**WHAT THE EXERCISE ASKS:** Output every line below exactly.

**PROVIDED DATA:**
########################################
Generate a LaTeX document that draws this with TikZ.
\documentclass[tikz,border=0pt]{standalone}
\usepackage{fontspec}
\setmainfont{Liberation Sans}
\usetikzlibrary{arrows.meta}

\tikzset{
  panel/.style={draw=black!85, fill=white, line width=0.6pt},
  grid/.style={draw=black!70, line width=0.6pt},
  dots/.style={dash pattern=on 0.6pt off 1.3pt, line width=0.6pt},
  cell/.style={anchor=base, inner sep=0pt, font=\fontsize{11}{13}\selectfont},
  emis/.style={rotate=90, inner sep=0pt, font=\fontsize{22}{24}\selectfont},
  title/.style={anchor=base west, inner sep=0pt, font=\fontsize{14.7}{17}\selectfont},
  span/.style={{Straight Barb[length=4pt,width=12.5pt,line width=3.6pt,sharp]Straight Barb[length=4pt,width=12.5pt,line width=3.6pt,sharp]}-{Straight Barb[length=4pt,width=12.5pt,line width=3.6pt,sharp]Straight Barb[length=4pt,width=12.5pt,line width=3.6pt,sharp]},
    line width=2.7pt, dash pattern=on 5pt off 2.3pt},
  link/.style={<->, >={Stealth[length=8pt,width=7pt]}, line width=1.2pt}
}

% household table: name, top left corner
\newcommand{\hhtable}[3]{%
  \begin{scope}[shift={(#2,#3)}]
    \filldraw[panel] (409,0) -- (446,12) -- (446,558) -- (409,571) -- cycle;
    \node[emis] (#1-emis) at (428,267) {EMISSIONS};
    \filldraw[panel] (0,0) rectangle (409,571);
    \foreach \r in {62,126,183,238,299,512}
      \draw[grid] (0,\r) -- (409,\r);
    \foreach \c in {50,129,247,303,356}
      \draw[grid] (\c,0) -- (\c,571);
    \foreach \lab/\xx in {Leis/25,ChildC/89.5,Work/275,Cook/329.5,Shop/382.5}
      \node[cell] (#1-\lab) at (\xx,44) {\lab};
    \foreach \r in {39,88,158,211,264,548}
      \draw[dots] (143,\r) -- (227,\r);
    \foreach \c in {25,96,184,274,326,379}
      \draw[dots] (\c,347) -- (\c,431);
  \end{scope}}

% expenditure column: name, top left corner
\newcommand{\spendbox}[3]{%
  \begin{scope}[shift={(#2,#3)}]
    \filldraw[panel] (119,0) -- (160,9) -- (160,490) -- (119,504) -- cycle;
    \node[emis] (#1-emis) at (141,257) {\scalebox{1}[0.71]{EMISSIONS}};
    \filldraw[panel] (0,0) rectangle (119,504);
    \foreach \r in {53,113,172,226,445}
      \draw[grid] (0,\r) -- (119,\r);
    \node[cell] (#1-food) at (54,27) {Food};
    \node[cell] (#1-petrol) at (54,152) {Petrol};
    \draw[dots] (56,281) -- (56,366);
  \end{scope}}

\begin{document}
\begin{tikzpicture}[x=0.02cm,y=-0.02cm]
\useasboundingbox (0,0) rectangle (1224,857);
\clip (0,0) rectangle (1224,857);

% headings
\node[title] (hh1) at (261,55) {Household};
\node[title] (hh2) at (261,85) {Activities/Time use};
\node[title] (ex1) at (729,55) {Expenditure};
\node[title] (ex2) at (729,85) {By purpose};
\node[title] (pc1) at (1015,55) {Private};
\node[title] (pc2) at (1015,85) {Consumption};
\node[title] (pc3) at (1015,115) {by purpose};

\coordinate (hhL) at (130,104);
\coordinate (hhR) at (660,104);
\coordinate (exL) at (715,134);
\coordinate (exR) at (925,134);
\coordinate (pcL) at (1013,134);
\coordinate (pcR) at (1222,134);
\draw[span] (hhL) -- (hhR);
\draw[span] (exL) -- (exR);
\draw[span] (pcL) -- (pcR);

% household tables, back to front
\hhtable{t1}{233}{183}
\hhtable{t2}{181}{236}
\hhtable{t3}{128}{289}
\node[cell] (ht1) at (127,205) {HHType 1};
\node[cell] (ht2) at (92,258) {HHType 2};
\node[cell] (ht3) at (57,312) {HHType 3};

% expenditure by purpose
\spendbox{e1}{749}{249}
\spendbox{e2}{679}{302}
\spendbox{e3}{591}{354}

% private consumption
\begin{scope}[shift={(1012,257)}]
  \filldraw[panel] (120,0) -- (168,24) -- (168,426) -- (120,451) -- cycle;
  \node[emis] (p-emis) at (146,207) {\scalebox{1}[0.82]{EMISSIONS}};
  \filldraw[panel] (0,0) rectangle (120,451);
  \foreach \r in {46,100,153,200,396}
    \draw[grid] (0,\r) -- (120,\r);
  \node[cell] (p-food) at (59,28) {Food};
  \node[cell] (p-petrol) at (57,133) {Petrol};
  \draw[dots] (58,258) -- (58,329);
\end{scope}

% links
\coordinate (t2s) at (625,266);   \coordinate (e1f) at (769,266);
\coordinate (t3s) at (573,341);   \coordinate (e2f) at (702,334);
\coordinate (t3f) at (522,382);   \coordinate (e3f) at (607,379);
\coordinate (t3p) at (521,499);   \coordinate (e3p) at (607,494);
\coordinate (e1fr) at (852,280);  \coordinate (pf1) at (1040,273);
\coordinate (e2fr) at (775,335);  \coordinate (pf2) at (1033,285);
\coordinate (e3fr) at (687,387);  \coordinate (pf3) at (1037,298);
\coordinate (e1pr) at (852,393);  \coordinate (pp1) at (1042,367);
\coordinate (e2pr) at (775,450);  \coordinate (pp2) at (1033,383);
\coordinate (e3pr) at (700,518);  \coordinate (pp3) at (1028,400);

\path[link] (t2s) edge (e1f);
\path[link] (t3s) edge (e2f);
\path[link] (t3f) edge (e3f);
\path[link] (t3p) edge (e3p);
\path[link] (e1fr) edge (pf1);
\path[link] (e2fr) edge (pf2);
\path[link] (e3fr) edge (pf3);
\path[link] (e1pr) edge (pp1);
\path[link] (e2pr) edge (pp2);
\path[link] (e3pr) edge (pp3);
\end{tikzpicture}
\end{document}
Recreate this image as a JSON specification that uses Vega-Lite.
########################################
**RESPONSE BELOW:**
Generate a LaTeX document that draws this with TikZ.
\documentclass[tikz,border=0pt]{standalone}
\usepackage{fontspec}
\setmainfont{Liberation Sans}
\usetikzlibrary{arrows.meta}

\tikzset{
  panel/.style={draw=black!85, fill=white, line width=0.6pt},
  grid/.style={draw=black!70, line width=0.6pt},
  dots/.style={dash pattern=on 0.6pt off 1.3pt, line width=0.6pt},
  cell/.style={anchor=base, inner sep=0pt, font=\fontsize{11}{13}\selectfont},
  emis/.style={rotate=90, inner sep=0pt, font=\fontsize{22}{24}\selectfont},
  title/.style={anchor=base west, inner sep=0pt, font=\fontsize{14.7}{17}\selectfont},
  span/.style={{Straight Barb[length=4pt,width=12.5pt,line width=3.6pt,sharp]Straight Barb[length=4pt,width=12.5pt,line width=3.6pt,sharp]}-{Straight Barb[length=4pt,width=12.5pt,line width=3.6pt,sharp]Straight Barb[length=4pt,width=12.5pt,line width=3.6pt,sharp]},
    line width=2.7pt, dash pattern=on 5pt off 2.3pt},
  link/.style={<->, >={Stealth[length=8pt,width=7pt]}, line width=1.2pt}
}

% household table: name, top left corner
\newcommand{\hhtable}[3]{%
  \begin{scope}[shift={(#2,#3)}]
    \filldraw[panel] (409,0) -- (446,12) -- (446,558) -- (409,571) -- cycle;
    \node[emis] (#1-emis) at (428,267) {EMISSIONS};
    \filldraw[panel] (0,0) rectangle (409,571);
    \foreach \r in {62,126,183,238,299,512}
      \draw[grid] (0,\r) -- (409,\r);
    \foreach \c in {50,129,247,303,356}
      \draw[grid] (\c,0) -- (\c,571);
    \foreach \lab/\xx in {Leis/25,ChildC/89.5,Work/275,Cook/329.5,Shop/382.5}
      \node[cell] (#1-\lab) at (\xx,44) {\lab};
    \foreach \r in {39,88,158,211,264,548}
      \draw[dots] (143,\r) -- (227,\r);
    \foreach \c in {25,96,184,274,326,379}
      \draw[dots] (\c,347) -- (\c,431);
  \end{scope}}

% expenditure column: name, top left corner
\newcommand{\spendbox}[3]{%
  \begin{scope}[shift={(#2,#3)}]
    \filldraw[panel] (119,0) -- (160,9) -- (160,490) -- (119,504) -- cycle;
    \node[emis] (#1-emis) at (141,257) {\scalebox{1}[0.71]{EMISSIONS}};
    \filldraw[panel] (0,0) rectangle (119,504);
    \foreach \r in {53,113,172,226,445}
      \draw[grid] (0,\r) -- (119,\r);
    \node[cell] (#1-food) at (54,27) {Food};
    \node[cell] (#1-petrol) at (54,152) {Petrol};
    \draw[dots] (56,281) -- (56,366);
  \end{scope}}

\begin{document}
\begin{tikzpicture}[x=0.02cm,y=-0.02cm]
\useasboundingbox (0,0) rectangle (1224,857);
\clip (0,0) rectangle (1224,857);

% headings
\node[title] (hh1) at (261,55) {Household};
\node[title] (hh2) at (261,85) {Activities/Time use};
\node[title] (ex1) at (729,55) {Expenditure};
\node[title] (ex2) at (729,85) {By purpose};
\node[title] (pc1) at (1015,55) {Private};
\node[title] (pc2) at (1015,85) {Consumption};
\node[title] (pc3) at (1015,115) {by purpose};

\coordinate (hhL) at (130,104);
\coordinate (hhR) at (660,104);
\coordinate (exL) at (715,134);
\coordinate (exR) at (925,134);
\coordinate (pcL) at (1013,134);
\coordinate (pcR) at (1222,134);
\draw[span] (hhL) -- (hhR);
\draw[span] (exL) -- (exR);
\draw[span] (pcL) -- (pcR);

% household tables, back to front
\hhtable{t1}{233}{183}
\hhtable{t2}{181}{236}
\hhtable{t3}{128}{289}
\node[cell] (ht1) at (127,205) {HHType 1};
\node[cell] (ht2) at (92,258) {HHType 2};
\node[cell] (ht3) at (57,312) {HHType 3};

% expenditure by purpose
\spendbox{e1}{749}{249}
\spendbox{e2}{679}{302}
\spendbox{e3}{591}{354}

% private consumption
\begin{scope}[shift={(1012,257)}]
  \filldraw[panel] (120,0) -- (168,24) -- (168,426) -- (120,451) -- cycle;
  \node[emis] (p-emis) at (146,207) {\scalebox{1}[0.82]{EMISSIONS}};
  \filldraw[panel] (0,0) rectangle (120,451);
  \foreach \r in {46,100,153,200,396}
    \draw[grid] (0,\r) -- (120,\r);
  \node[cell] (p-food) at (59,28) {Food};
  \node[cell] (p-petrol) at (57,133) {Petrol};
  \draw[dots] (58,258) -- (58,329);
\end{scope}

% links
\coordinate (t2s) at (625,266);   \coordinate (e1f) at (769,266);
\coordinate (t3s) at (573,341);   \coordinate (e2f) at (702,334);
\coordinate (t3f) at (522,382);   \coordinate (e3f) at (607,379);
\coordinate (t3p) at (521,499);   \coordinate (e3p) at (607,494);
\coordinate (e1fr) at (852,280);  \coordinate (pf1) at (1040,273);
\coordinate (e2fr) at (775,335);  \coordinate (pf2) at (1033,285);
\coordinate (e3fr) at (687,387);  \coordinate (pf3) at (1037,298);
\coordinate (e1pr) at (852,393);  \coordinate (pp1) at (1042,367);
\coordinate (e2pr) at (775,450);  \coordinate (pp2) at (1033,383);
\coordinate (e3pr) at (700,518);  \coordinate (pp3) at (1028,400);

\path[link] (t2s) edge (e1f);
\path[link] (t3s) edge (e2f);
\path[link] (t3f) edge (e3f);
\path[link] (t3p) edge (e3p);
\path[link] (e1fr) edge (pf1);
\path[link] (e2fr) edge (pf2);
\path[link] (e3fr) edge (pf3);
\path[link] (e1pr) edge (pp1);
\path[link] (e2pr) edge (pp2);
\path[link] (e3pr) edge (pp3);
\end{tikzpicture}
\end{document}
Recreate this image as a JSON specification that uses Vega-Lite.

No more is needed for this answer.